Bundaberg State High School Judo teacher Garry Collins (top left) with students Owen Lammonde, Kai Olsen and fellow teacher Karen Collins. Marcus James (left), Imogen Skenderis are at the front. Shane Jones

NATIONAL FIRST: School leads from the front in Judo

JUDO: The Bundaberg State High School is creating history when it comes to the sport of judo.

The school is the first and only one in the country to run judo as part of learning for students, the brainchild of teacher Garry Collins.

"Plenty do it outside (of school hours), but we are the only ones from the Judo Federation that actually runs it as part of the curriculum,” he said. "In the whole of Australia, we are the only school that is doing it inside school time.”

The program is yielding results as well after recent success at three events.

Marcus James and Owen Lammonde both won medals at a tournament held by the Isshindokan Judo Club.

Lammonde won gold in the senior boys competition in the over 65kg weight class, with James finishing second in the over 60kg class and same age division.

Both then competed against each other in the cadets class, with James beating Lammonde before claiming bronze.

"It was pretty fun against each other,” Lammonde said.

"We know each other a lot so it's pretty hard because we know exactly what we are going to do. It's hard to counter and get one on the ground and pin them.”

James said both had to think outside of the box, which he was able to do.

The 15-year-old then competed at another tournament with fellow Bundaberg State High School student Kai O'Brien.

Both competed at the Shogun Hill event, in open, which had some of the best judo competitors in the state compete for spots at the state titles.

The students were outclassed but won medals.

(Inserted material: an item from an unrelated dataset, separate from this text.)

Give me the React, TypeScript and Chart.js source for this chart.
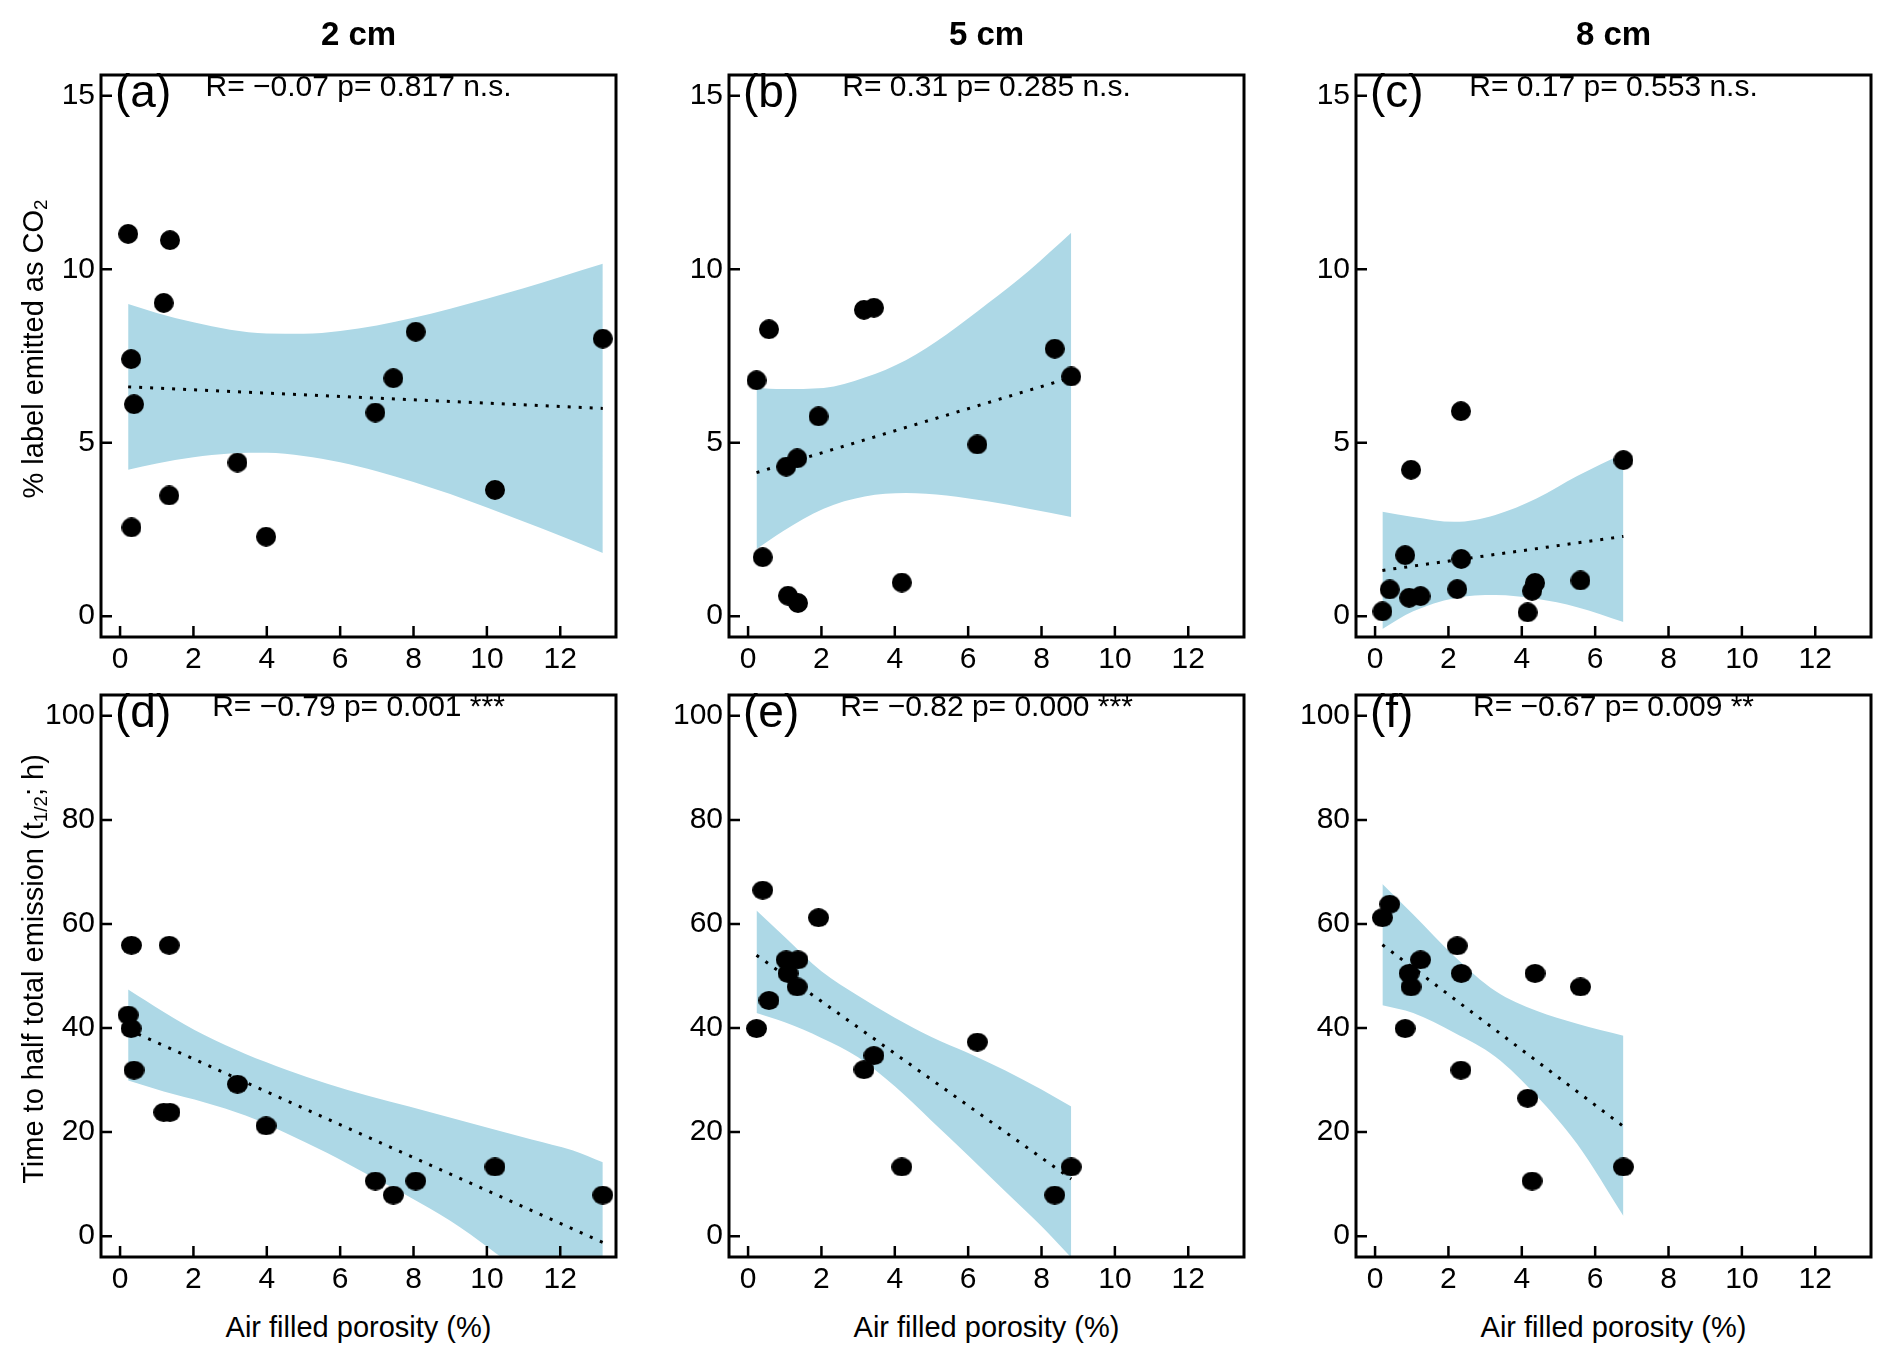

"It's a very hard competition against very skilled players who have been doing this for years,” James said.

"I lost all my fights, it was a good learning experience, really fun.”

Despite getting smashed both retained their hunger to compete.

"I learnt moves and met some people that helped me along the way,” O'Brien said.

"It does give me confidence, it was my first competition as I've only been doing it for a year.”

Their teacher admitted both were thrown in the deep end but handled the occasion.

"The boys took on some of the state's best, took some medals and impressed,” Collins said.

"The boys actually gave the Brisbane guys quite a scare.”

The boys were joined in the medals by Imogen Skenderis, who finished third at the Gin Gin Invitational Event.

She was joined by Erin Skenderis who finished fourth in cadets division and Matthew Simmons who was fourth as well in the junior division.

"We were all lined up against the wall and then the teachers pulled out pairs to fight each other,” she said.

"We all had three fights and if you won one fight then you got third.

"I won one fight, I've been only doing this for a month or two.”

The students will now continue to train and prepare themselves for future events later this year.